Maya Angelou’s intention with the poem “Still I Rise” is to speak to those who oppress, and to those who are oppressed. She begins the poem addressing the ubiquitous “you.” Although her message is universal, it is addressed directly to those who caused oppression for African-Americans, and in particular, African-American women.
Angelou writes from her perspective as an African-American woman who endured unthinkable acts and cruelty, yet she enabled herself, through her inner strength, to “rise above” and prosper. She does not ignore, or minimize her tribulations, but instead she humanizes them.
The poem asks tough questions of the audience. The author wants to know if her “sassiness” is offensive, or her “haughtiness” unnerving. Through her words, she speaks to humanity, not only for herself, but for her ancestors, the slaves. She will not be kept down by others' actions, words, or deeds, instead she will be sexy, sassy, and strong.

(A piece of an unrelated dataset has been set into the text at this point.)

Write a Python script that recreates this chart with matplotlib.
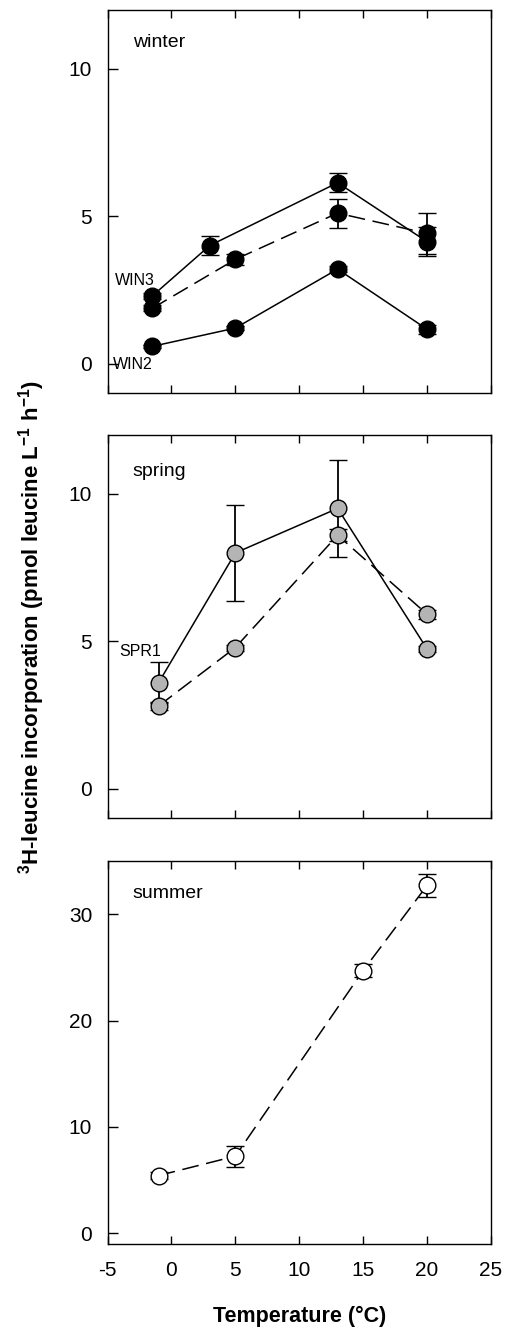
import matplotlib
matplotlib.use('Agg')
import matplotlib.pyplot as plt

plt.rcParams['font.family'] = ['Liberation Sans', 'DejaVu Sans']
plt.rcParams['mathtext.fontset'] = 'custom'
plt.rcParams['mathtext.rm'] = 'Liberation Sans:bold'
plt.rcParams['mathtext.bf'] = 'Liberation Sans:bold'
plt.rcParams['axes.unicode_minus'] = False

# winter
win3_x = [-1.5, 3, 13, 20]
win3_y = [2.30, 4.01, 6.14, 4.14]
win3_err = [0.1, 0.31, 0.33, 0.5]
windash_x = [-1.5, 5, 13, 20]
windash_y = [1.88, 3.54, 5.11, 4.42]
windash_err = [0.1, 0.2, 0.49, 0.7]
win2_x = [-1.5, 5, 13, 20]
win2_y = [0.59, 1.21, 3.21, 1.17]
win2_err = [0.05, 0.08, 0.1, 0.15]

# spring
spr1_x = [-1, 5, 13, 20]
spr1_y = [3.60, 8.00, 9.51, 4.74]
spr1_err = [0.69, 1.64, 1.64, 0.1]
sprdash_x = [-1, 5, 13, 20]
sprdash_y = [2.81, 4.79, 8.60, 5.92]
sprdash_err = [0.15, 0.1, 0.2, 0.15]

# summer
sum_x = [-1, 5, 15, 20]
sum_y = [5.43, 7.25, 24.7, 32.7]
sum_err = [0.3, 1.0, 0.6, 1.07]

xticks = [-5, 0, 5, 10, 15, 20, 25]

fig = plt.figure(figsize=(5.05, 13.29), dpi=100)
left, width = 0.2129, 0.7594
ax1 = fig.add_axes([left, 0.7041, width, 0.2884])
ax2 = fig.add_axes([left, 0.3843, width, 0.2884])
ax3 = fig.add_axes([left, 0.0640, width, 0.2882])

dash = (0, (11, 5))


def series(ax, x, y, err, face, ls):
    ax.errorbar(x, y, yerr=err, color='black', lw=1.1, ls=ls, marker='o',
                ms=12, mfc=face, mec='black', mew=1.0, capsize=6.5,
                capthick=1.3, elinewidth=1.3)


series(ax1, win3_x, win3_y, win3_err, 'black', '-')
series(ax1, windash_x, windash_y, windash_err, 'black', dash)
series(ax1, win2_x, win2_y, win2_err, 'black', '-')

series(ax2, spr1_x, spr1_y, spr1_err, '#b4b4b4', '-')
series(ax2, sprdash_x, sprdash_y, sprdash_err, '#b4b4b4', dash)

series(ax3, sum_x, sum_y, sum_err, 'white', dash)

for ax in (ax1, ax2, ax3):
    ax.set_xlim(-5, 25)
    ax.set_xticks(xticks)
    ax.tick_params(axis='x', direction='in', top=True, length=6, width=1,
                   labelsize=15, pad=12)
    ax.tick_params(axis='y', direction='in', length=7.5, width=1,
                   labelsize=15, pad=11)
    for s in ax.spines.values():
        s.set_linewidth(1.0)

ax1.set_ylim(-1, 12)
ax1.set_yticks([0, 5, 10])
ax2.set_ylim(-1, 12)
ax2.set_yticks([0, 5, 10])
ax3.set_ylim(-1, 35)
ax3.set_yticks([0, 10, 20, 30])
ax1.tick_params(axis='x', labelbottom=False)
ax2.tick_params(axis='x', labelbottom=False)

ax1.text(0.066, 0.914, 'winter', transform=ax1.transAxes, fontsize=14,
         va='center', ha='left')
ax2.text(0.066, 0.904, 'spring', transform=ax2.transAxes, fontsize=14,
         va='center', ha='left')
ax3.text(0.066, 0.916, 'summer', transform=ax3.transAxes, fontsize=14,
         va='center', ha='left')

ax1.text(-4.4, 2.84, 'WIN3', fontsize=11.5, va='center', ha='left')
ax1.text(-4.55, -0.03, 'WIN2', fontsize=11.5, va='center', ha='left')
ax2.text(-4.1, 4.64, 'SPR1', fontsize=11.5, va='center', ha='left')

fig.text(0.062, 0.528,
         r'$^{3}$H-leucine incorporation (pmol leucine L$^{-1}$ h$^{-1}$)',
         rotation=90, fontsize=16, fontweight='bold', ha='center', va='center')
fig.text(0.593, 0.0095, 'Temperature (°C)', fontsize=15.5, fontweight='bold',
         ha='center', va='center')

fig.savefig('out.png', dpi=100)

Does my haughtiness offend you?
Don’t you take it awful hard
‘Cause I laugh like I’ve got gold mines
Diggin’ in my own backyard.
Although Maya Angelou’s intention was to address those who feel it is their right to oppress others, she is also demonstrating the strength of African Americans, especially women, to “rise” above circumstances, situations, and people who strive to negatively affect their lives.
In essence, her message becomes universal to all people who are striving to prosper in spite of bigotry and prejudice, whatever the reason.